Some Properties Are Houses.
This One Is a Life.
Imagine waking up on a Sunday morning. The coffee is already brewing. You walk out the back door in your slippers, cross the deck, and collect a handful of warm, fresh eggs straight from your own chickens. You crack them into a cast-iron skillet on your Viking range while the stone fireplace crackles in the background. This isn't a vacation. This is Tuesday.
That's the life waiting for you at 1307 Oakridge Farm Hwy — a lovingly restored 1870s estate tucked just off I-77 in Mooresville, NC, minutes from NASCAR country, Lake Norman, and the energy of Charlotte, yet completely removed from the noise of the world.
The moment you turn down the gravel drive, something shifts. The pressure of the day lifts. The cedar-wrapped porch stretches out to greet you, string lights swaying, wicker chairs waiting. You sit down and realize — this is what you've been working toward.
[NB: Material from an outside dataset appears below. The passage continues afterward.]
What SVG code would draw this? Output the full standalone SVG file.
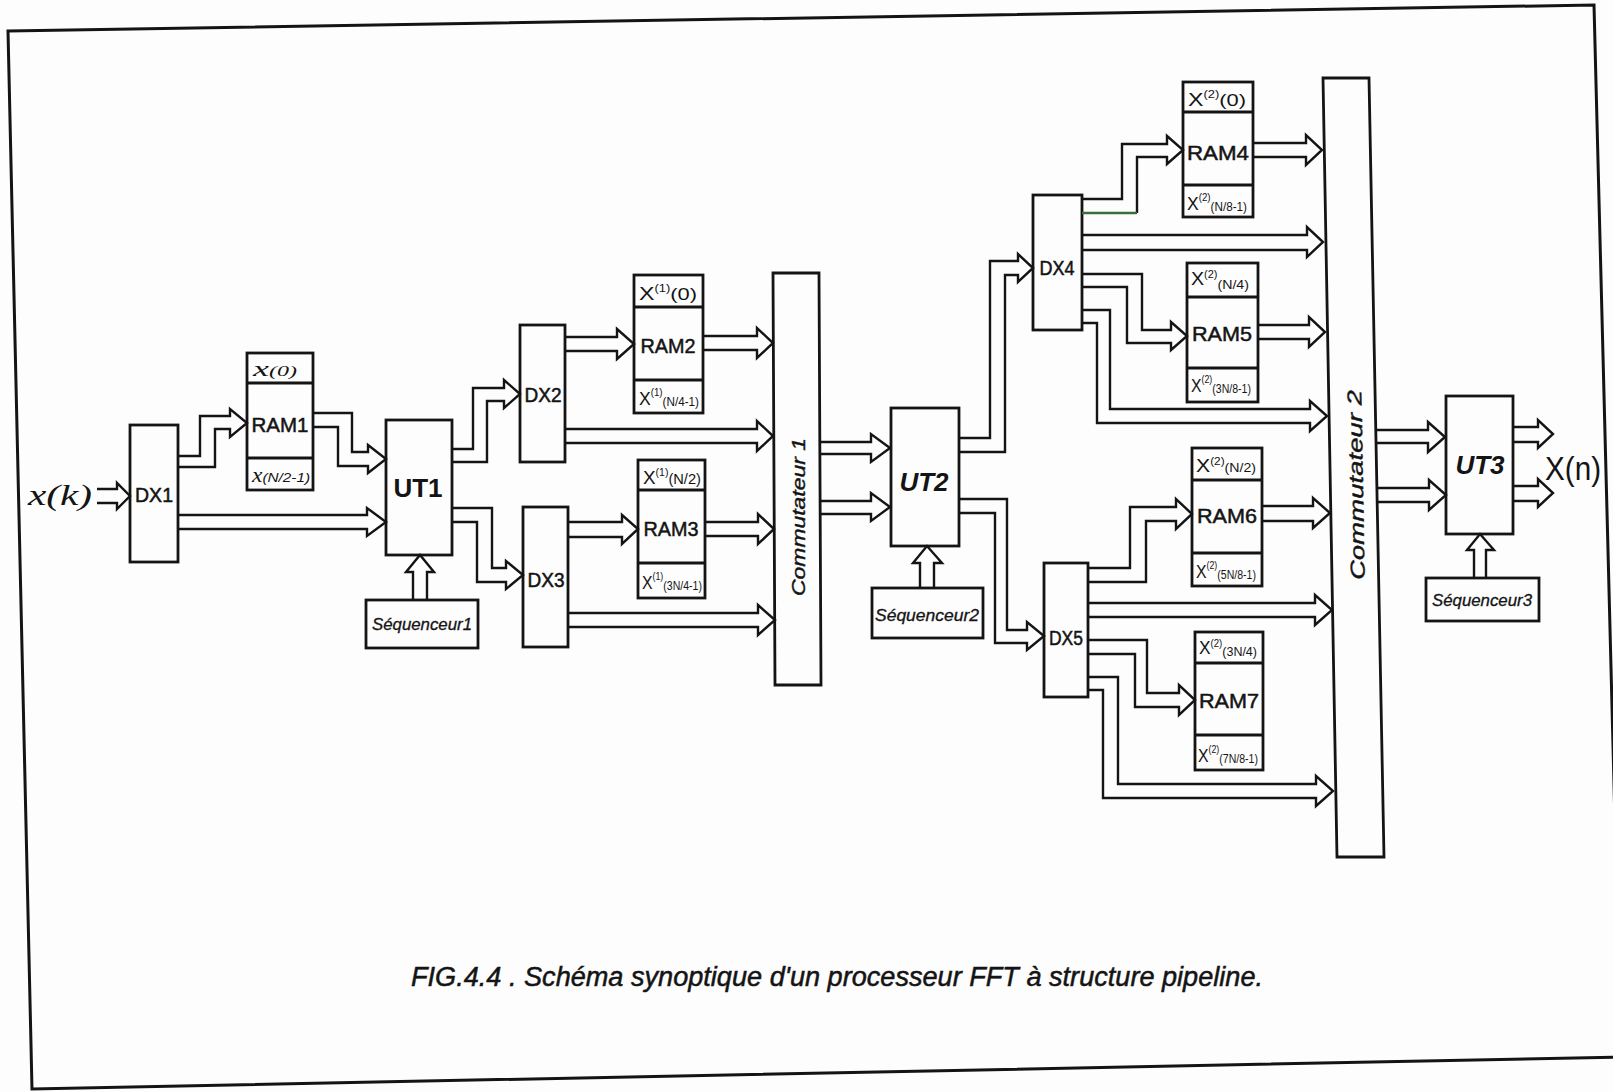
<svg xmlns="http://www.w3.org/2000/svg" width="1613" height="1092" viewBox="0 0 1613 1092">
<style>
.box{fill:none;stroke:#141414;stroke-width:2.8;stroke-linejoin:miter}
.arr{fill:none;stroke:#141414;stroke-width:2.4;stroke-linejoin:miter}
.t{font-family:"Liberation Sans",Arial,sans-serif;fill:#141414}
.lb{font-size:20px;text-anchor:middle;dominant-baseline:central;stroke:#141414;stroke-width:0.5}
.ram{font-size:21px;text-anchor:middle;dominant-baseline:central;stroke:#141414;stroke-width:0.5}
.ut{font-size:26px;font-weight:bold;text-anchor:middle;dominant-baseline:central}
.seq{font-size:16px;font-style:italic;text-anchor:middle;dominant-baseline:central;stroke:#141414;stroke-width:0.3}
.cell{font-size:18px}
.scr{font-family:"Liberation Serif","Times New Roman",serif;font-style:italic;fill:#141414}
</style>
<rect x="0" y="0" width="1613" height="1092" fill="#fdfdfd"/>
<polygon points="8,31 1594,5 1621,1057 32,1089" fill="none" stroke="#141414" stroke-width="3"/>

<text class="scr" x="28" y="505" font-size="30" textLength="64" lengthAdjust="spacingAndGlyphs">x(k)</text>

<g id="DX1"><rect class="box" x="130" y="425" width="48" height="137"/><text class="t lb" x="154" y="495" textLength="38" lengthAdjust="spacingAndGlyphs">DX1</text></g>

<g id="RAM1"><rect class="box" x="247" y="353" width="66" height="137"/><line class="box" x1="247" y1="383" x2="313" y2="383"/><line class="box" x1="247" y1="458" x2="313" y2="458"/>
<text class="scr" x="253" y="376" font-size="21" textLength="44" lengthAdjust="spacingAndGlyphs">x<tspan font-size="14">(0)</tspan></text>
<text class="t ram" x="280" y="424" textLength="57" lengthAdjust="spacingAndGlyphs">RAM1</text>
<text class="scr" x="252" y="482" font-size="20" textLength="58" lengthAdjust="spacingAndGlyphs">x<tspan font-size="13" font-family="Liberation Sans, sans-serif">(N/2-1)</tspan></text></g>

<g id="UT1"><rect class="box" x="386" y="420" width="66" height="135"/><text class="t ut" x="418" y="488">UT1</text></g>
<g id="Sequenceur1"><rect class="box" x="366" y="600" width="112" height="48"/><text class="t seq" x="422" y="624" textLength="100" lengthAdjust="spacingAndGlyphs">Séquenceur1</text></g>

<g id="DX2"><rect class="box" x="520" y="325" width="45" height="137"/><text class="t lb" x="543" y="395" textLength="37" lengthAdjust="spacingAndGlyphs">DX2</text></g>
<g id="DX3"><rect class="box" x="523" y="507" width="45" height="140"/><text class="t lb" x="546" y="580" textLength="37" lengthAdjust="spacingAndGlyphs">DX3</text></g>

<g id="RAM2"><rect class="box" x="634" y="275" width="69" height="138"/><line class="box" x1="634" y1="307" x2="703" y2="307"/><line class="box" x1="634" y1="380" x2="703" y2="380"/>
<text class="t cell" x="639" y="300" textLength="58" lengthAdjust="spacingAndGlyphs">X<tspan dy="-8" font-size="10">(1)</tspan><tspan dy="8" font-size="17">(0)</tspan></text>
<text class="t ram" x="668" y="345" textLength="55" lengthAdjust="spacingAndGlyphs">RAM2</text>
<text class="t cell" x="639" y="405" textLength="60" lengthAdjust="spacingAndGlyphs">X<tspan dy="-9" font-size="10">(1)</tspan><tspan dy="10" font-size="12">(N/4-1)</tspan></text></g>

<g id="RAM3"><rect class="box" x="638" y="460" width="67" height="138"/><line class="box" x1="638" y1="490" x2="705" y2="490"/><line class="box" x1="638" y1="563" x2="705" y2="563"/>
<text class="t cell" x="643" y="484" textLength="58" lengthAdjust="spacingAndGlyphs">X<tspan dy="-8" font-size="10">(1)</tspan><tspan dy="8" font-size="14">(N/2)</tspan></text>
<text class="t ram" x="671" y="528" textLength="55" lengthAdjust="spacingAndGlyphs">RAM3</text>
<text class="t cell" x="642" y="589" textLength="60" lengthAdjust="spacingAndGlyphs">X<tspan dy="-9" font-size="10">(1)</tspan><tspan dy="10" font-size="12">(3N/4-1)</tspan></text></g>

<g id="Commutateur1"><polygon class="box" points="773,273 819,273 821,685 775,685"/><text class="t" x="798" y="517" font-size="19" font-style="italic" stroke="#141414" stroke-width="0.4" text-anchor="middle" dominant-baseline="central" transform="rotate(-90 798 517)" textLength="158" lengthAdjust="spacingAndGlyphs">Commutateur 1</text></g>

<g id="UT2"><rect class="box" x="891" y="408" width="68" height="138"/><text class="t ut" x="924" y="482" font-style="italic">UT2</text></g>
<g id="Sequenceur2"><rect class="box" x="872" y="588" width="111" height="50"/><text class="t seq" x="927" y="615" textLength="104" lengthAdjust="spacingAndGlyphs">Séquenceur2</text></g>

<g id="DX4"><rect class="box" x="1033" y="195" width="49" height="135"/><text class="t lb" x="1057" y="268" textLength="35" lengthAdjust="spacingAndGlyphs">DX4</text></g>
<g id="DX5"><rect class="box" x="1044" y="563" width="44" height="134"/><text class="t lb" x="1066" y="638" textLength="34" lengthAdjust="spacingAndGlyphs">DX5</text></g>

<g id="RAM4"><rect class="box" x="1183" y="82" width="70" height="135"/><line class="box" x1="1183" y1="112" x2="1253" y2="112"/><line class="box" x1="1183" y1="185" x2="1253" y2="185"/>
<text class="t cell" x="1188" y="106" textLength="58" lengthAdjust="spacingAndGlyphs">X<tspan dy="-8" font-size="10">(2)</tspan><tspan dy="8" font-size="17">(0)</tspan></text>
<text class="t ram" x="1218" y="152" textLength="62" lengthAdjust="spacingAndGlyphs">RAM4</text>
<text class="t cell" x="1187" y="210" textLength="60" lengthAdjust="spacingAndGlyphs">X<tspan dy="-9" font-size="10">(2)</tspan><tspan dy="10" font-size="12">(N/8-1)</tspan></text></g>

<g id="RAM5"><rect class="box" x="1187" y="263" width="71" height="139"/><line class="box" x1="1187" y1="297" x2="1258" y2="297"/><line class="box" x1="1187" y1="368" x2="1258" y2="368"/>
<text class="t cell" x="1191" y="285" textLength="58" lengthAdjust="spacingAndGlyphs">X<tspan dy="-7" font-size="10">(2)</tspan><tspan dy="11" font-size="13">(N/4)</tspan></text>
<text class="t ram" x="1222" y="333" textLength="60" lengthAdjust="spacingAndGlyphs">RAM5</text>
<text class="t cell" x="1191" y="392" textLength="60" lengthAdjust="spacingAndGlyphs">X<tspan dy="-9" font-size="10">(2)</tspan><tspan dy="10" font-size="12">(3N/8-1)</tspan></text></g>

<g id="RAM6"><rect class="box" x="1192" y="448" width="70" height="138"/><line class="box" x1="1192" y1="480" x2="1262" y2="480"/><line class="box" x1="1192" y1="553" x2="1262" y2="553"/>
<text class="t cell" x="1196" y="472" textLength="60" lengthAdjust="spacingAndGlyphs">X<tspan dy="-7" font-size="10">(2)</tspan><tspan dy="7" font-size="12">(N/2)</tspan></text>
<text class="t ram" x="1227" y="515" textLength="60" lengthAdjust="spacingAndGlyphs">RAM6</text>
<text class="t cell" x="1196" y="578" textLength="60" lengthAdjust="spacingAndGlyphs">X<tspan dy="-9" font-size="10">(2)</tspan><tspan dy="10" font-size="12">(5N/8-1)</tspan></text></g>

<g id="RAM7"><rect class="box" x="1195" y="632" width="68" height="138"/><line class="box" x1="1195" y1="663" x2="1263" y2="663"/><line class="box" x1="1195" y1="735" x2="1263" y2="735"/>
<text class="t cell" x="1199" y="654" textLength="58" lengthAdjust="spacingAndGlyphs">X<tspan dy="-7" font-size="10">(2)</tspan><tspan dy="9" font-size="13">(3N/4)</tspan></text>
<text class="t ram" x="1229" y="700" textLength="60" lengthAdjust="spacingAndGlyphs">RAM7</text>
<text class="t cell" x="1198" y="762" textLength="60" lengthAdjust="spacingAndGlyphs">X<tspan dy="-9" font-size="10">(2)</tspan><tspan dy="10" font-size="12">(7N/8-1)</tspan></text></g>

<g id="Commutateur2"><polygon class="box" points="1323,78 1369,78 1384,857 1337,857"/><text class="t" x="1356" y="485" font-size="20" font-style="italic" stroke="#141414" stroke-width="0.4" text-anchor="middle" dominant-baseline="central" transform="rotate(-91 1356 485)" textLength="190" lengthAdjust="spacingAndGlyphs">Commutateur 2</text></g>

<g id="UT3"><rect class="box" x="1446" y="396" width="67" height="138"/><text class="t ut" x="1480" y="465" font-style="italic">UT3</text></g>
<g id="Sequenceur3"><rect class="box" x="1426" y="578" width="113" height="43"/><text class="t seq" x="1482" y="600" textLength="100" lengthAdjust="spacingAndGlyphs">Séquenceur3</text></g>

<text class="t" x="1545" y="480" font-size="34" textLength="56" lengthAdjust="spacingAndGlyphs">X(n)</text>

<g id="connectors">
<path class="arr" d="M97,489 L117,489 L117,483 L130,496 L117,509 L117,503 L97,503"/>
<path class="arr" d="M178,456 L200,456 L200,416 L230,416 L230,409 L247,423 L230,437 L230,429 L215,429 L215,467 L178,467"/>
<path class="arr" d="M313,413 L352,413 L352,452 L368,452 L368,445 L386,459 L368,473 L368,466 L338,466 L338,427 L313,427"/>
<path class="arr" d="M178,515 L367,515 L367,508 L386,522 L367,536 L367,529 L178,529"/>
<path class="arr" d="M413,600 L413,572 L406,572 L420,555 L434,572 L427,572 L427,600"/>
<path class="arr" d="M452,449 L473,449 L473,388 L504,388 L504,380 L520,394 L504,408 L504,401 L487,401 L487,462 L452,462"/>
<path class="arr" d="M452,508 L492,508 L492,568 L506,568 L506,561 L523,575 L506,589 L506,582 L477,582 L477,522 L452,522"/>
<path class="arr" d="M565,337 L617,337 L617,329 L634,344 L617,359 L617,351 L565,351"/>
<path class="arr" d="M703,336 L757,336 L757,328 L773,343 L757,358 L757,350 L703,350"/>
<path class="arr" d="M565,429 L757,429 L757,421 L773,436 L757,451 L757,443 L565,443"/>
<path class="arr" d="M568,522 L622,522 L622,515 L638,529 L622,544 L622,537 L568,537"/>
<path class="arr" d="M705,522 L758,522 L758,514 L774,529 L758,544 L758,536 L705,536"/>
<path class="arr" d="M568,613 L758,613 L758,605 L775,620 L758,635 L758,627 L568,627"/>
<path class="arr" d="M820,442 L871,442 L871,434 L890,448 L871,462 L871,454 L820,454"/>
<path class="arr" d="M820,501 L871,501 L871,493 L890,507 L871,521 L871,514 L820,514"/>
<path class="arr" d="M920,588 L920,563 L913,563 L927,546 L942,563 L934,563 L934,588"/>
<path class="arr" d="M959,438 L990,438 L990,261 L1018,261 L1018,254 L1033,268 L1018,282 L1018,275 L1005,275 L1005,452 L959,452"/>
<path class="arr" d="M959,499 L1007,499 L1007,630 L1027,630 L1027,622 L1044,636 L1027,650 L1027,643 L995,643 L995,513 L959,513"/>
<path class="arr" d="M1082,199 L1122,199 L1122,144 L1167,144 L1167,136 L1183,150 L1167,164 L1167,157 L1137,157 L1137,213"/>
<line x1="1137" y1="213" x2="1082" y2="213" stroke="#3c6e3c" stroke-width="2.4"/>
<path class="arr" d="M1253,143 L1306,143 L1306,135 L1322,150 L1306,165 L1306,157 L1253,157"/>
<path class="arr" d="M1082,235 L1307,235 L1307,227 L1323,242 L1307,257 L1307,250 L1082,250"/>
<path class="arr" d="M1082,274 L1142,274 L1142,330 L1171,330 L1171,322 L1187,336 L1171,350 L1171,343 L1127,343 L1127,287 L1082,287"/>
<path class="arr" d="M1258,325 L1309,325 L1309,317 L1325,332 L1309,347 L1309,339 L1258,339"/>
<path class="arr" d="M1082,310 L1110,310 L1110,409 L1310,409 L1310,401 L1327,416 L1310,431 L1310,423 L1097,423 L1097,323 L1082,323"/>
<path class="arr" d="M1088,568 L1130,568 L1130,507 L1176,507 L1176,499 L1192,514 L1176,529 L1176,521 L1146,521 L1146,582 L1088,582"/>
<path class="arr" d="M1262,506 L1313,506 L1313,498 L1330,513 L1313,528 L1313,521 L1262,521"/>
<path class="arr" d="M1088,603 L1315,603 L1315,595 L1332,610 L1315,625 L1315,617 L1088,617"/>
<path class="arr" d="M1088,640 L1147,640 L1147,693 L1179,693 L1179,685 L1195,700 L1179,715 L1179,707 L1135,707 L1135,654 L1088,654"/>
<path class="arr" d="M1088,677 L1118,677 L1118,784 L1316,784 L1316,776 L1333,791 L1316,806 L1316,798 L1103,798 L1103,690 L1088,690"/>
<path class="arr" d="M1376,430 L1428,430 L1428,422 L1445,437 L1428,452 L1428,443 L1376,443"/>
<path class="arr" d="M1377,488 L1429,488 L1429,480 L1446,495 L1429,510 L1429,502 L1377,502"/>
<path class="arr" d="M1474,578 L1474,550 L1467,550 L1480,534 L1494,550 L1486,550 L1486,578"/>
<path class="arr" d="M1513,427 L1538,427 L1538,420 L1553,434 L1538,448 L1538,442 L1513,442"/>
<path class="arr" d="M1513,486 L1538,486 L1538,479 L1553,493 L1538,507 L1538,501 L1513,501"/>
</g>

<text class="t" x="411" y="986" font-size="27" font-style="italic" stroke="#141414" stroke-width="0.5" textLength="852" lengthAdjust="spacingAndGlyphs">FIG.4.4 . Schéma synoptique d'un processeur FFT à structure pipeline.</text>
</svg>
Inside, the great room is the kind of space that makes people stop mid-sentence. Vaulted knotty pine ceilings rise above you. A floor-to-ceiling stone fireplace anchors the room. The farm table seats ten, and on a Friday night with the right people around it, there's nowhere else on earth you'd rather be. The kitchen behind it is a chef's dream — Viking range, double-door refrigerator, warming drawer, built-in steamer, convection oven. It wasn't designed for heating up leftovers. It was designed for feeding people you love.
The master suite is your sanctuary. Stone fireplace. Knotty pine walls. An en-suite spa bath with a sculptural soaking tub that practically demands you slow down. The guest rooms upstairs carry that same warmth — styled, intentional, and ready for company whenever you want it.
Out back, 1,500 square feet of composite deck overlooks 13 acres of permanently protected land. Your hot tub. Your pergola. Your grill. Your fire pit. No neighbors looking in. No HOA telling you what to do. Just you, the trees, the dogwoods in bloom, and all the space in the world to breathe.
"Once you're inside, you'll understand exactly why this family stayed for 11 years — and exactly why it breaks their hearts to leave."